SMITH: Fighting addiction, treating mental health. That's Amy Klobuchar's big idea. Harry Smith, NBC News, Des Moines.
NBC Nightly News
June 22, 2019
6:43:40 p.m. Eastern
JOSE DIAZ-BALART: They include Congresswoman Tulsi Gabbard of Hawaii who has served in the House since 2013. What would she do differently if elected president? Harry Smith sat down with her for our series My Big Idea.
[Cuts to video]
HARRY SMITH: What's your big idea?
REP. TULSI GABBARD: My big idea is to bring peace and prosperity to this country by ending these wasteful regime change wars.
SMITH: In a crowded Democratic field Tulsi Gabbard stands out. The Hawaiian Congresswoman is Polynesian, born in American Samoa.
SMITH: And she's an Iraq War veteran. We met her on the Mall in Washington, D.C.

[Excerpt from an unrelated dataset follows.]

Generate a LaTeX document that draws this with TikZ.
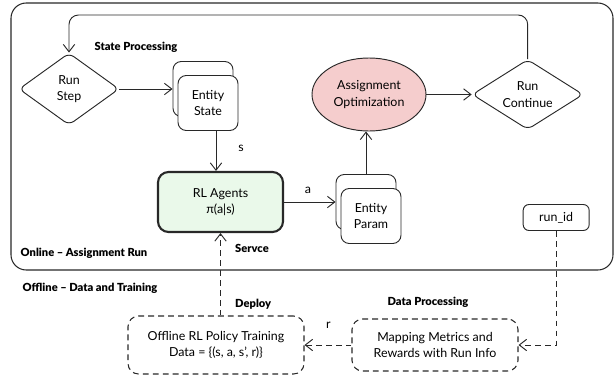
\documentclass[tikz,border=0pt]{standalone}
\usepackage{fontspec}
\setmainfont{Lato}
\IfFontExistsTF{Lato Black}{\newfontfamily\headfont{Lato Black}}{%
  \IfFontExistsTF{Lato-Black.ttf}{\newfontfamily\headfont{Lato-Black.ttf}}{%
    \IfFontExistsTF{FiraSans-Heavy.otf}{\newfontfamily\headfont{FiraSans-Heavy.otf}}{%
      \IfFontExistsTF{FiraSans-ExtraBold.otf}{\newfontfamily\headfont{FiraSans-ExtraBold.otf}}{%
        \newcommand{\headfont}{\bfseries}}}}}
\usetikzlibrary{positioning,shapes.geometric,arrows.meta}
\definecolor{flowline}{RGB}{40,40,40}
\definecolor{agentfill}{RGB}{234,249,234}
\definecolor{optfill}{RGB}{245,205,205}
\tikzstyle{decision} = [diamond, aspect=1.6, rounded corners=5pt, draw=flowline, line width=0.8pt, align=center, inner sep=0pt]
\tikzstyle{entity} = [rectangle, rounded corners=7pt, draw=flowline, line width=0.8pt, fill=white, align=center, minimum width=1.8cm, minimum height=1.65cm]
\tikzstyle{agent} = [rectangle, rounded corners=9pt, draw=flowline, line width=1.8pt, fill=agentfill, align=center, minimum width=3.75cm, minimum height=1.8cm]
\tikzstyle{optim} = [ellipse, draw=flowline, line width=0.8pt, fill=optfill, align=center, minimum width=3.42cm, minimum height=2.19cm]
\tikzstyle{offbox} = [rectangle, rounded corners=9pt, draw=flowline, line width=0.9pt, dash pattern=on 5pt off 3.5pt, align=center]
\tikzstyle{tag} = [rectangle, rounded corners=5pt, draw=flowline, line width=0.8pt, minimum width=1.98cm, minimum height=0.78cm]
\tikzstyle{heading} = [font=\headfont\fontsize{9.5}{11}\selectfont, inner sep=0pt]
\tikzstyle{arrow} = [draw=flowline, line width=0.8pt, ->, >={Straight Barb[length=0.22cm, width=0.34cm]}]
\tikzstyle{dasharrow} = [arrow, dash pattern=on 5pt off 3.5pt]

\begin{document}
\begin{tikzpicture}[node distance=1cm, font=\fontsize{10.6}{14}\selectfont]

\node (runstep) [decision, minimum width=3.0cm, minimum height=2.16cm] {Run\\Step};

\node (esback) [entity, right of=runstep, xshift=3.02cm] {};
\node (entitystate) [entity] at ([xshift=0.15cm, yshift=-0.42cm]esback) {Entity\\State};

\node (assignopt) [optim, right of=esback, xshift=3.98cm, yshift=-0.165cm] {Assignment\\Optimization};
\node (runcont) [decision, right of=assignopt, xshift=3.76cm, minimum width=3.33cm, minimum height=2.1cm] {Run\\Continue};

\node (rlagent) [agent, below of=entitystate, xshift=0.375cm, yshift=-1.97cm] {RL Agents\\π(a|s)};

\node (epback) [entity, right of=rlagent, xshift=3.365cm] {};
\node (entityparam) [entity] at ([xshift=0.15cm, yshift=-0.42cm]epback) {Entity\\Param};

\node (runid) [tag, below of=runcont, xshift=0.855cm, yshift=-2.69cm] {run\_id};

\node (onlinebox) [draw=flowline, line width=0.9pt, rounded corners=13pt, minimum width=18.06cm, minimum height=8.01cm] at ([xshift=7.29cm, yshift=-1.425cm]runstep) {};

\node (offline) [offbox, below of=rlagent, xshift=-0.135cm, yshift=-3.29cm, minimum width=5.28cm, minimum height=1.74cm] {Offline RL Policy Training\\Data = \{(s, a, s', r)\}};
\node (mapping) [offbox, right of=offline, xshift=5.57cm, minimum width=4.98cm, minimum height=1.56cm] {Mapping Metrics and\\Rewards with Run Info};

\node [heading, xshift=2.01cm, yshift=0.15cm] at (runstep.north) {State Processing};
\node [xshift=0.99cm, yshift=-0.51cm] at (entitystate.south) {s};
\node [xshift=0.72cm, yshift=0.36cm] at (rlagent.east) {a};
\node [heading, anchor=west, xshift=0.435cm, yshift=-0.45cm] at (rlagent.south) {Servce};
\node [heading, anchor=west, xshift=0.57cm, yshift=0.33cm] at (offline.north) {Deploy};
\node [heading, anchor=west, xshift=0.3cm, yshift=0.51cm] at (onlinebox.south west) {Online – Assignment Run};
\node [heading, anchor=west, xshift=0.36cm, yshift=-0.54cm] at (onlinebox.south west) {Offline – Data and Training};
\node [heading, xshift=-0.21cm, yshift=0.48cm] at (mapping.north) {Data Processing};
\node [xshift=-0.69cm, yshift=0.6cm] at (mapping.west) {r};

\coordinate (looptop) at ([yshift=1.32cm]runcont.north);

\draw [arrow] (runstep) -- (esback);
\draw [arrow] ([xshift=0.24cm]entitystate.south) -- ([xshift=0.24cm]entitystate.south |- rlagent.north);
\draw [arrow] (rlagent) -- (epback);
\draw [arrow] (epback.north) -- (epback.north |- assignopt.south);
\draw [arrow] (assignopt) -- (runcont);
\draw [arrow, rounded corners=8pt] (runcont.north) -- (looptop) -| (runstep.north);
\draw [dasharrow] (runid.south) |- (mapping.east);
\draw [dasharrow] (mapping) -- (offline);
\draw [dasharrow] (rlagent.south |- offline.north) -- (rlagent.south);

\useasboundingbox ([xshift=-2.07cm, yshift=2.67cm]runstep.center) rectangle ++(18.45cm, -11.34cm);

\end{tikzpicture}
\end{document}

People may not know that you've been in the reserves for years, that you did two tours of duty in the Middle East. How did that shape your views vis-a-vis what you're talking about now?
GABBARD: Immensely. Every single day I was confronted with the high human cost of war.
SMITH: Gabbard wants to end U.S. overseas effort at regime change. For instance, she opposes the U.S. arming of Syrian rebels. She wants to put more money toward health care, a green economy, and social programs by clawing back trillions of dollars from defense spending.
So I'm just imagining the pushback from all the lobbyists and all the industries that are out there that benefit from the amount of money that we spend on defense. How are you going to tame that pushback?
GABBARD: The power of our democracy and the American people standing up and just saying we are sick and tired of the military industrial complex and self-serving politicians in Washington who have beaten these war drums for so long when they're not the ones paying the price, we are.
SMITH: Aloha, peace, and prosperity. That's Tulsi Gabbard's big idea. Harry Smith, NBC News, Washington.